But now the battle-tempered Bolshevik war-machine steamrollered east against him. The ill-armed and disunited basmachi could not halt it. One by one their strongholds were overrun, and they melted away, while Enver’s little army fell back on the Pamir foothills. His position was hopeless. He might have fled into Afghanistan, but flight was not his nature. Ten days before the end he wrote a farewell letter to his wife, saying that his men were being mercilessly pursued and could not adapt to defensive warfare. With it he sent a twig from an elm tree on which he had carved her name.

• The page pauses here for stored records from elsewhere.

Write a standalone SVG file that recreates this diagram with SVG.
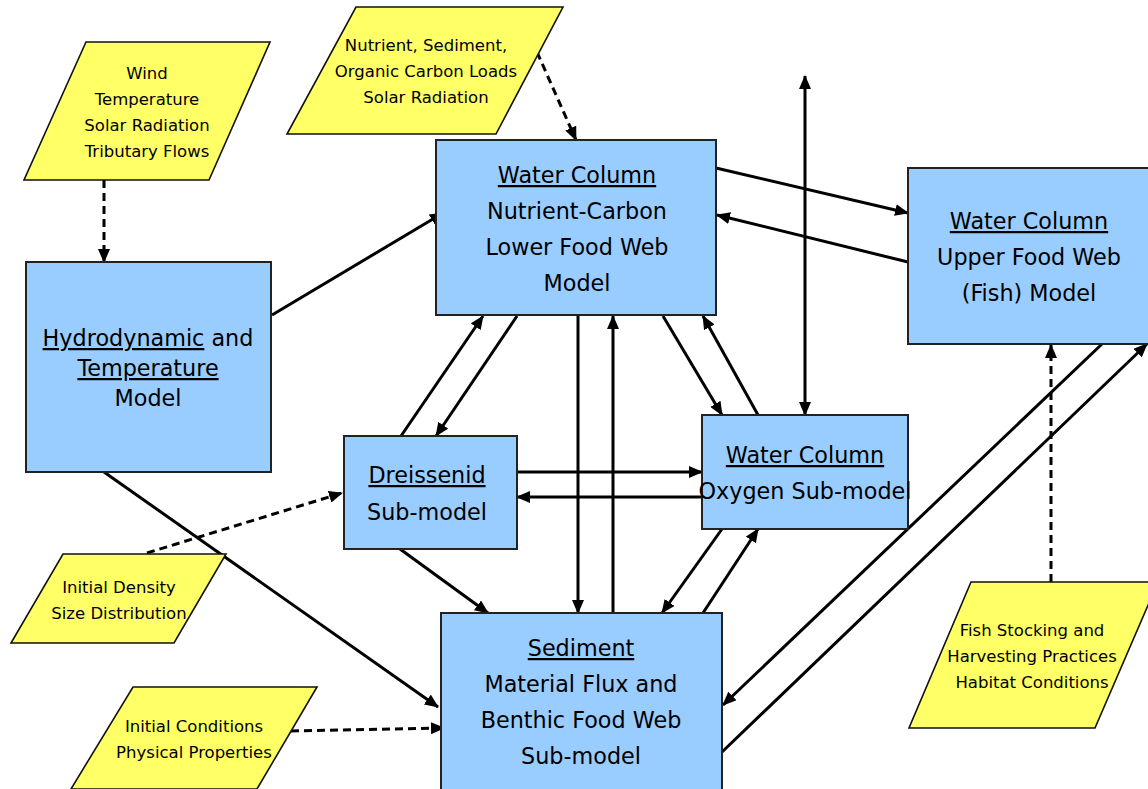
<svg xmlns="http://www.w3.org/2000/svg" width="1148" height="789" viewBox="0 0 1148 789">
<defs>
<marker id="ah" markerWidth="14" markerHeight="12" refX="13" refY="6" orient="auto-start-reverse" markerUnits="userSpaceOnUse"><path d="M0,0 L14,6 L0,12 z" fill="#000"/></marker>
<style>
.box{fill:#99CCFF;stroke:#222;stroke-width:2}
.inp{fill:#FFFF66;stroke:#111;stroke-width:1.6}
.t{font-family:"DejaVu Sans",Verdana,sans-serif;fill:#000;text-anchor:middle}
.big{font-size:22.3px}
.sm{font-size:16.5px}
.u{text-decoration:underline}
.c{stroke:#000;stroke-width:3;fill:none;marker-end:url(#ah)}
.d{stroke-dasharray:8 5}
.both{marker-start:url(#ah)}
</style>
</defs>
<rect width="1148" height="789" fill="#fff"/>

<g id="connectors">
<line class="c d" x1="104" y1="180" x2="104" y2="262"/>
<line class="c d" x1="537" y1="52" x2="576" y2="140"/>
<line class="c" x1="272" y1="315" x2="443" y2="213"/>
<line class="c" x1="104" y1="472" x2="438" y2="707"/>
<line class="c d" x1="147" y1="553" x2="342" y2="493"/>
<line class="c d" x1="291" y1="731" x2="444" y2="728"/>
<line class="c d" x1="1051" y1="582" x2="1051" y2="345"/>
<line class="c" x1="716" y1="168" x2="908" y2="213"/>
<line class="c" x1="908" y1="262" x2="717" y2="215"/>
<line class="c both" x1="805" y1="76" x2="805" y2="415"/>
<line class="c" x1="401" y1="436" x2="483" y2="316"/>
<line class="c" x1="517" y1="316" x2="436" y2="436"/>
<line class="c" x1="578" y1="316" x2="578" y2="613"/>
<line class="c" x1="613" y1="613" x2="613" y2="316"/>
<line class="c" x1="663" y1="316" x2="722" y2="415"/>
<line class="c" x1="758" y1="415" x2="703" y2="316"/>
<line class="c" x1="517" y1="472" x2="702" y2="472"/>
<line class="c" x1="702" y1="497" x2="517" y2="497"/>
<line class="c" x1="400" y1="549" x2="488" y2="613"/>
<line class="c" x1="722" y1="529" x2="662" y2="613"/>
<line class="c" x1="703" y1="613" x2="758" y2="529"/>
<line class="c" x1="1102" y1="344" x2="723" y2="705"/>
<line class="c" x1="722" y1="752" x2="1147" y2="344"/>
</g>

<g id="in-wind">
<polygon class="inp" points="86,42 270,42 209,180 24,180"/>
<text class="t sm" x="147" y="79">Wind</text>
<text class="t sm" x="147" y="105">Temperature</text>
<text class="t sm" x="147" y="131">Solar Radiation</text>
<text class="t sm" x="147" y="157">Tributary Flows</text>
</g>

<g id="in-loads">
<polygon class="inp" points="356,7 563,7 496,134 287,134"/>
<text class="t sm" x="426" y="51">Nutrient, Sediment,</text>
<text class="t sm" x="426" y="77">Organic Carbon Loads</text>
<text class="t sm" x="426" y="103">Solar Radiation</text>
</g>

<g id="in-density">
<polygon class="inp" points="63,554 226,554 174,643 11,643"/>
<text class="t sm" x="119" y="593">Initial Density</text>
<text class="t sm" x="119" y="619">Size Distribution</text>
</g>

<g id="in-conditions">
<polygon class="inp" points="133,687 317,687 257,789 71,789"/>
<text class="t sm" x="194" y="732">Initial Conditions</text>
<text class="t sm" x="194" y="758">Physical Properties</text>
</g>

<g id="in-fish">
<polygon class="inp" points="971,582 1158,582 1095,728 909,728"/>
<text class="t sm" x="1032" y="636">Fish Stocking and</text>
<text class="t sm" x="1032" y="662">Harvesting Practices</text>
<text class="t sm" x="1032" y="688">Habitat Conditions</text>
</g>

<g id="hydro">
<rect class="box" x="26" y="262" width="245" height="210"/>
<text class="t big" x="148" y="346"><tspan class="u">Hydrodynamic</tspan> and</text>
<text class="t big" x="148" y="376"><tspan class="u">Temperature</tspan></text>
<text class="t big" x="148" y="406">Model</text>
</g>

<g id="wc-lower">
<rect class="box" x="436" y="140" width="280" height="175"/>
<text class="t big" x="577" y="183"><tspan class="u">Water Column</tspan></text>
<text class="t big" x="577" y="219">Nutrient-Carbon</text>
<text class="t big" x="577" y="255">Lower Food Web</text>
<text class="t big" x="577" y="291">Model</text>
</g>

<g id="wc-upper">
<rect class="box" x="908" y="168" width="250" height="176"/>
<text class="t big" x="1029" y="229"><tspan class="u">Water Column</tspan></text>
<text class="t big" x="1029" y="265">Upper Food Web</text>
<text class="t big" x="1029" y="301">(Fish) Model</text>
</g>

<g id="dreissenid">
<rect class="box" x="344" y="436" width="173" height="113"/>
<text class="t big" x="427" y="483"><tspan class="u">Dreissenid</tspan></text>
<text class="t big" x="427" y="520">Sub-model</text>
</g>

<g id="oxygen">
<rect class="box" x="702" y="415" width="206" height="114"/>
<text class="t big" x="805" y="463"><tspan class="u">Water Column</tspan></text>
<text class="t big" x="805" y="499">Oxygen Sub-model</text>
</g>

<g id="sediment">
<rect class="box" x="441" y="613" width="281" height="190"/>
<text class="t big" x="581" y="656"><tspan class="u">Sediment</tspan></text>
<text class="t big" x="581" y="692">Material Flux and</text>
<text class="t big" x="581" y="728">Benthic Food Web</text>
<text class="t big" x="581" y="764">Sub-model</text>
</g>
</svg>
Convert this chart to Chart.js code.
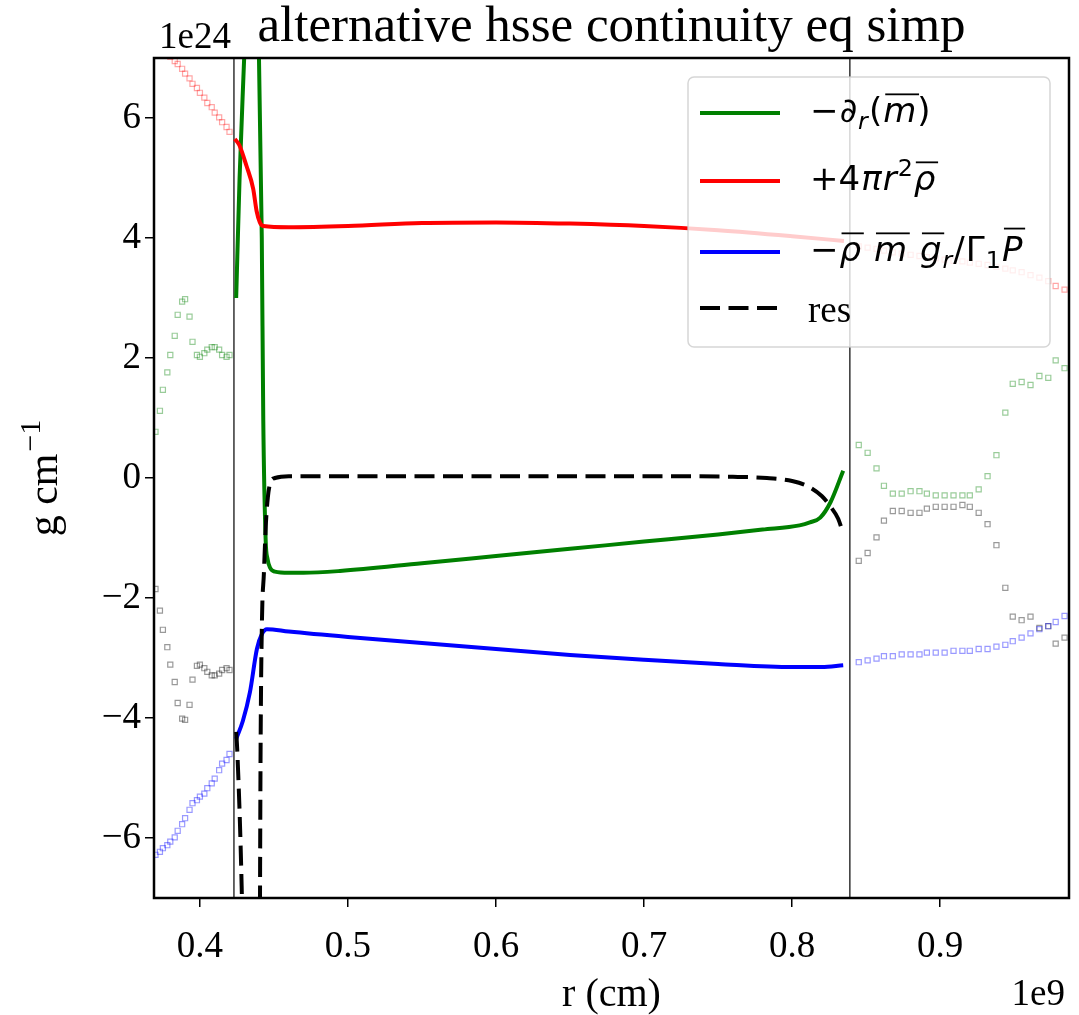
<!DOCTYPE html>
<html>
<head>
<meta charset="utf-8">
<title>alternative hsse continuity eq simp</title>
<script src="https://cdn.jsdelivr.net/npm/chart.js@4.4.0/dist/chart.umd.min.js"></script>
<style>
  html, body { margin: 0; padding: 0; background: #fff; }
  #wrap { width: 1079px; height: 1015px; position: relative; }
</style>
</head>
<body>
<div id="wrap"><canvas id="chart"></canvas></div>
<script>
// r is in units of 1e9 cm, values in units of 1e24 g cm^-1
const xTicks = [0.4, 0.5, 0.6, 0.7, 0.8, 0.9];
const yTicks = [-6, -4, -2, 0, 2, 4, 6];
const xMin = 0.369, xMax = 0.987;
const yMin = -7, yMax = 7;

// the two thin vertical lines
const boundaryR = [0.423, 0.839];

// solid curves (inside the boundaries)
const greenR = [0.4245, 0.4268, 0.4299, 0.4330, 0.4360, 0.4399, 0.4418, 0.4428, 0.4444, 0.4457, 0.4475, 0.4507, 0.46, 0.47, 0.4946, 0.55, 0.60, 0.65, 0.70, 0.75, 0.78, 0.805, 0.812, 0.819, 0.826, 0.8345];
const greenV = [3.0, 5.0, 7.0, 9.0, 9.2, 7.0, 4.0, 0.98, -1.02, -1.35, -1.5, -1.56, -1.58, -1.58, -1.55, -1.42, -1.30, -1.18, -1.06, -0.94, -0.86, -0.79, -0.74, -0.66, -0.40, 0.12];

const redR = [0.4236, 0.4266, 0.4315, 0.4360, 0.4383, 0.4405, 0.4428, 0.46, 0.50, 0.55, 0.60, 0.65, 0.70, 0.75, 0.80, 0.835];
const redV = [5.65, 5.55, 5.2, 4.82, 4.45, 4.26, 4.2, 4.18, 4.2, 4.25, 4.26, 4.24, 4.2, 4.13, 4.03, 3.95];

const blueR = [0.4245, 0.4290, 0.4338, 0.4385, 0.4419, 0.4453, 0.46, 0.50, 0.55, 0.60, 0.65, 0.70, 0.75, 0.80, 0.82, 0.8345];
const blueV = [-4.35, -4.05, -3.57, -2.85, -2.6, -2.52, -2.56, -2.65, -2.75, -2.85, -2.95, -3.03, -3.10, -3.15, -3.15, -3.12];

// res is broken where it runs off the bottom of the axes
const resR = [0.4245, 0.4252, 0.4282, 0.4288, null, 0.4405, 0.4410, 0.4419, 0.4432, 0.4446, 0.4459, 0.4480, 0.4507, 0.46, 0.50, 0.60, 0.70, 0.76, 0.783, 0.80, 0.81, 0.82, 0.8257, 0.8311, 0.8338];
const resV = [-4.23, -4.52, -6.8, -7.6, null, -7.6, -4.5, -2.4, -1.6, -0.75, -0.32, -0.05, 0.0, 0.03, 0.03, 0.03, 0.03, 0.02, 0.0, -0.05, -0.13, -0.3, -0.47, -0.68, -0.87];

// faint square markers outside the boundaries
const markerRLeft = [0.370, 0.373, 0.375, 0.378, 0.380, 0.383, 0.385, 0.388, 0.390, 0.393, 0.395, 0.398, 0.400, 0.403, 0.405, 0.408, 0.410, 0.413, 0.415, 0.418, 0.420];
const markerRRight = [0.845, 0.851, 0.857, 0.862, 0.868, 0.874, 0.880, 0.886, 0.891, 0.897, 0.903, 0.909, 0.915, 0.920, 0.926, 0.932, 0.938, 0.944, 0.949, 0.955, 0.961, 0.967, 0.973, 0.978, 0.984];

const greenLeft = [0.77, 1.12, 1.47, 1.76, 2.05, 2.37, 2.72, 2.94, 2.98, 2.69, 2.27, 2.05, 2.02, 2.08, 2.14, 2.18, 2.18, 2.14, 2.05, 2.02, 2.05];
const redLeft = [7.33, 7.26, 7.18, 7.1, 7.02, 6.95, 6.9, 6.82, 6.74, 6.66, 6.57, 6.5, 6.42, 6.34, 6.25, 6.18, 6.09, 6.01, 5.93, 5.85, 5.77];
const blueLeft = [-6.28, -6.23, -6.17, -6.12, -6.06, -5.99, -5.88, -5.77, -5.67, -5.53, -5.42, -5.37, -5.31, -5.26, -5.17, -5.09, -5.01, -4.87, -4.76, -4.70, -4.6];
const resLeft = [-1.85, -2.21, -2.53, -2.82, -3.11, -3.40, -3.75, -4.01, -4.03, -3.78, -3.36, -3.13, -3.11, -3.17, -3.23, -3.29, -3.29, -3.26, -3.2, -3.17, -3.2];

const greenRight = [0.55, 0.42, 0.16, -0.13, -0.26, -0.26, -0.22, -0.22, -0.26, -0.29, -0.29, -0.29, -0.29, -0.29, -0.19, 0.03, 0.38, 1.09, 1.57, 1.6, 1.55, 1.7, 1.67, 1.96, 1.83];
const redRight = [3.86, 3.84, 3.82, 3.79, 3.76, 3.74, 3.72, 3.70, 3.68, 3.66, 3.64, 3.62, 3.61, 3.59, 3.57, 3.55, 3.52, 3.49, 3.46, 3.43, 3.38, 3.34, 3.28, 3.2, 3.14];
const blueRight = [-3.07, -3.04, -3.01, -2.97, -2.97, -2.94, -2.94, -2.94, -2.91, -2.91, -2.91, -2.88, -2.88, -2.88, -2.85, -2.85, -2.81, -2.78, -2.72, -2.66, -2.59, -2.52, -2.47, -2.4, -2.3];
const resRight = [-1.38, -1.25, -0.99, -0.71, -0.55, -0.55, -0.58, -0.58, -0.51, -0.48, -0.48, -0.48, -0.45, -0.48, -0.58, -0.77, -1.12, -1.83, -2.31, -2.37, -2.31, -2.5, -2.47, -2.76, -2.66];

function pts(xs, ys) {
  return xs.map((x, i) => (x === null ? { x: NaN, y: null } : { x: x, y: ys[i] }));
}

const markerR = markerRLeft.concat(markerRRight);

function curve(label, xs, ys, color, order, dash) {
  return {
    label: label,
    data: pts(xs, ys),
    showLine: true,
    borderColor: color,
    borderWidth: 4,
    borderDash: dash || [],
    borderCapStyle: 'butt',
    borderJoinStyle: 'round',
    cubicInterpolationMode: 'monotone',
    spanGaps: false,
    pointRadius: 0,
    order: order
  };
}

function markers(ys, color) {
  return {
    data: pts(markerR, ys),
    showLine: false,
    pointStyle: 'rect',
    pointRadius: 3.6,
    pointBorderWidth: 1.2,
    pointBorderColor: color,
    pointBackgroundColor: 'rgba(255,255,255,0)',
    order: 6
  };
}

function vline(r) {
  return {
    data: [{ x: r, y: yMin }, { x: r, y: yMax }],
    showLine: true,
    borderColor: '#000',
    borderWidth: 1.2,
    pointRadius: 0,
    order: 7
  };
}

// legend labels, written as pieces of math text
const legendEntries = [
  { color: 'green', dash: [], math: [
    { t: '\u2212' }, { t: '\u2202', i: 1 }, { t: 'r', i: 1, sub: 1 }, { t: '(' }, { t: 'm', i: 1, ov: 1 }, { t: ')' }
  ] },
  { color: 'red', dash: [], math: [
    { t: '+4' }, { t: '\u03c0', i: 1 }, { t: 'r', i: 1 }, { t: '2', sup: 1 }, { t: '\u03c1', i: 1, ov: 1 }
  ] },
  { color: 'blue', dash: [], math: [
    { t: '\u2212' }, { t: '\u03c1', i: 1, ov: 1 }, { t: ' ' }, { t: 'm', i: 1, ov: 1 }, { t: ' ' },
    { t: 'g', i: 1, ov: 1 }, { t: 'r', i: 1, sub: 1 }, { t: '/' }, { t: '\u0393' }, { t: '1', sub: 1 },
    { t: 'P', i: 1, ov: 1, cap: 1 }
  ] },
  { color: 'black', dash: [20, 8.5], text: 'res' }
];

function drawMath(ctx, pieces, x, base, size) {
  pieces.forEach(p => {
    let s = size, y = base;
    if (p.sub) { s = size * 0.7; y = base + size * 0.22; }
    if (p.sup) { s = size * 0.7; y = base - size * 0.42; }
    ctx.font = (p.i ? 'italic ' : '') + s + 'px "DejaVu Sans"';
    const w = ctx.measureText(p.t).width;
    ctx.fillText(p.t, x, y);
    if (p.ov) {
      const oy = base - size * (p.cap ? 0.98 : 0.84);
      ctx.fillRect(x + size * 0.06, oy, w + size * 0.02, 1.8);
    }
    x += w + size * 0.03;
  });
}

const decorPlugin = {
  id: 'decor',
  afterDraw(chart) {
    const ctx = chart.ctx;
    const a = chart.chartArea;
    ctx.save();

    // axes frame
    ctx.strokeStyle = '#000';
    ctx.lineWidth = 2.5;
    ctx.strokeRect(a.left, a.top, a.right - a.left, a.bottom - a.top);

    // title and offset texts
    ctx.fillStyle = '#000';
    ctx.textBaseline = 'alphabetic';
    ctx.textAlign = 'center';
    ctx.font = '51px "Liberation Serif"';
    ctx.fillText('alternative hsse continuity eq simp', (a.left + a.right) / 2, 41);
    ctx.textAlign = 'left';
    ctx.font = '37px "Liberation Serif"';
    ctx.fillText('1e24', a.left + 5, 48);
    ctx.textAlign = 'right';
    ctx.fillText('1e9', a.right - 4, 1005);

    // y axis label with a raised exponent
    ctx.save();
    ctx.translate(57, (a.top + a.bottom) / 2);
    ctx.rotate(-Math.PI / 2);
    ctx.font = '42px "Liberation Serif"';
    const main = 'g cm';
    const wMain = ctx.measureText(main).width;
    ctx.font = '30px "Liberation Serif"';
    const sup = '\u22121';
    const wSup = ctx.measureText(sup).width;
    const x0 = -(wMain + wSup + 2) / 2;
    ctx.textAlign = 'left';
    ctx.font = '42px "Liberation Serif"';
    ctx.fillText(main, x0, 0);
    ctx.font = '30px "Liberation Serif"';
    ctx.fillText(sup, x0 + wMain + 2, -17);
    ctx.restore();

    // legend box
    const bx = 688, by = 77, bw = 362, bh = 270, rad = 6;
    ctx.beginPath();
    ctx.roundRect(bx, by, bw, bh, rad);
    ctx.fillStyle = 'rgba(255,255,255,0.8)';
    ctx.fill();
    ctx.strokeStyle = 'rgba(204,204,204,0.8)';
    ctx.lineWidth = 1.5;
    ctx.stroke();

    const rows = [113, 181, 252, 308];
    legendEntries.forEach((e, k) => {
      const y = rows[k];
      ctx.beginPath();
      ctx.setLineDash(e.dash);
      ctx.strokeStyle = e.color;
      ctx.lineWidth = 4;
      ctx.moveTo(700, y);
      ctx.lineTo(780, y);
      ctx.stroke();
      ctx.setLineDash([]);
      ctx.fillStyle = '#000';
      ctx.textAlign = 'left';
      if (e.math) {
        drawMath(ctx, e.math, 810, y + 9, 34);
      } else {
        ctx.font = '37px "Liberation Serif"';
        ctx.fillText(e.text, 808, y + 14);
      }
    });
    ctx.restore();
  }
};

const fmtY = v => (v < 0 ? '\u2212' + Math.abs(v) : String(v));

new Chart(document.getElementById('chart'), {
  type: 'scatter',
  data: {
    datasets: [
      curve('res', resR, resV, '#000', 1, [20, 8.5]),
      curve('blue', blueR, blueV, 'blue', 2),
      curve('red', redR, redV, 'red', 3),
      curve('green', greenR, greenV, 'green', 4),
      markers(greenLeft.concat(greenRight), 'rgba(0,128,0,0.4)'),
      markers(redLeft.concat(redRight), 'rgba(255,0,0,0.35)'),
      markers(blueLeft.concat(blueRight), 'rgba(0,0,255,0.4)'),
      markers(resLeft.concat(resRight), 'rgba(0,0,0,0.4)'),
      vline(boundaryR[0]),
      vline(boundaryR[1])
    ]
  },
  options: {
    responsive: true,
    maintainAspectRatio: false,
    animation: false,
    events: [],
    layout: { padding: { top: 58, right: 10, left: 0, bottom: 0 } },
    plugins: {
      legend: { display: false },
      tooltip: { enabled: false },
      title: { display: false }
    },
    scales: {
      x: {
        type: 'linear',
        min: xMin,
        max: xMax,
        afterBuildTicks(s) { s.ticks = xTicks.map(v => ({ value: v })); },
        afterFit(s) { s.height = 117; },
        grid: { display: true, drawOnChartArea: false, drawTicks: true, tickLength: 9, color: '#000', lineWidth: 1.5 },
        border: { display: false },
        ticks: {
          color: '#000',
          padding: 22,
          maxRotation: 0,
          font: { family: 'Liberation Serif', size: 37, lineHeight: 1 },
          callback: v => v.toFixed(1)
        },
        title: {
          display: true,
          text: 'r (cm)',
          color: '#000',
          padding: { top: 0, bottom: 0 },
          font: { family: 'Liberation Serif', size: 40, lineHeight: 1 }
        }
      },
      y: {
        type: 'linear',
        min: yMin,
        max: yMax,
        afterBuildTicks(s) { s.ticks = yTicks.map(v => ({ value: v })); },
        afterFit(s) { s.width = 154; },
        grid: { display: true, drawOnChartArea: false, drawTicks: true, tickLength: 9, color: '#000', lineWidth: 1.5 },
        border: { display: false },
        ticks: {
          color: '#000',
          padding: 4,
          font: { family: 'Liberation Serif', size: 37, lineHeight: 1 },
          callback: v => fmtY(v)
        }
      }
    }
  },
  plugins: [decorPlugin]
});
</script>
</body>
</html>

On 4 August 1922, while the Bolsheviks closed in, he celebrated Bairam with a handful of his closest followers in the village of Abiderya. Soon afterwards, as his outposts opened fire on the advancing enemy, he leapt into the saddle, drew his sabre and charged the Red machine-guns head on, followed by twenty-five companions. They drowned in a rain of bullets.

The Russians did not know whom they had killed. One of the dead, spattered by seven bullet-holes but still dapper in a Turkic jacket and German field-boots, was carrying papers and a small Koran. These they sent to Tashkent for identification, and left the bodies where they had fallen. Two days later a passing mullah recognised the corpse of Enver Pasha. The news spread. The villagers of Abiderya streamed out to bring his body back, and thousands of mourners appeared like magic out of the hills. He was buried in a nameless grave under a walnut tree by the river. He was just forty. Even now, it is said, on the anniversary of his death, the descendants of his comrades-in-arms come from as far away as Turkey to pay homage at his grave.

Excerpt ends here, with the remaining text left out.